What the parent’s role usually looks like
- Co-owner status matters for reporting. On most youth accounts, the adult is a full joint owner, not just a supervisor, which means either party can typically call the bank to report suspicious activity and request a card be frozen or replaced.
- Alerts often fall to the adult by default. Many banks route account notifications, low-balance alerts, and unusual-activity flags to the primary contact email or phone on file, which is frequently the parent’s.
- Documentation still matters. Screenshots of the disputed charge, the date it was noticed, and any related messages help support a claim regardless of whose name is on the account.
Where the coverage can look different in practice
Some youth banking products are prepaid cards or app-based accounts rather than a traditional linked checking account, and the level of protection can depend on how the product is structured. A round-up savings app built around a kid’s spending habits, for instance, may route funds through a different kind of account than a standard debit card, so it’s worth checking the specific account agreement rather than assuming every youth product works identically. This is one of those situations where reading the fine print once, when the account is opened, saves confusion later.
Reporting speed still counts
Most disputes go more smoothly the sooner they’re reported, and this holds regardless of who the account belongs to. A charge caught within a day or two is generally easier to reverse than one discovered weeks later, partly because the transaction is still fresh in the bank’s system and partly because liability limits under federal rules can scale with how quickly a loss is reported. Setting up transaction alerts, even simple text notifications, tends to close that gap for families managing a kid’s first account.

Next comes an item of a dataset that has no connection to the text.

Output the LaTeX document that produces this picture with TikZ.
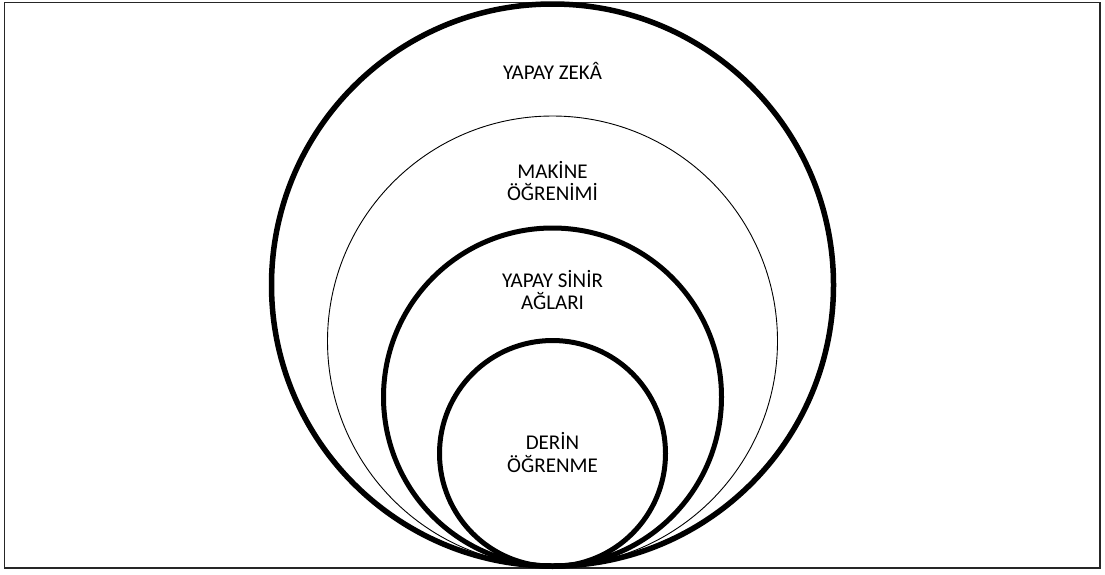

How this connects to a family’s broader banking setup
A child’s first bank account often coincides with other financial firsts, like moving into a first apartment years later or opening a first credit product. The habits built around watching a youth account closely, checking transactions regularly, and knowing who to call when something looks off tend to carry forward into how a young adult manages their own accounts later.
Final thoughts
A kid’s bank account isn’t a lesser-protected version of an adult one; the fraud rules attach to the account structure and payment method, not to age. What changes is who’s likely to notice a problem first and who typically handles the paperwork, which in most joint or custodial setups falls to the parent. Keeping alerts turned on and checking the account periodically remains the most practical way to catch something early, whether the account belongs to a teenager or an adult.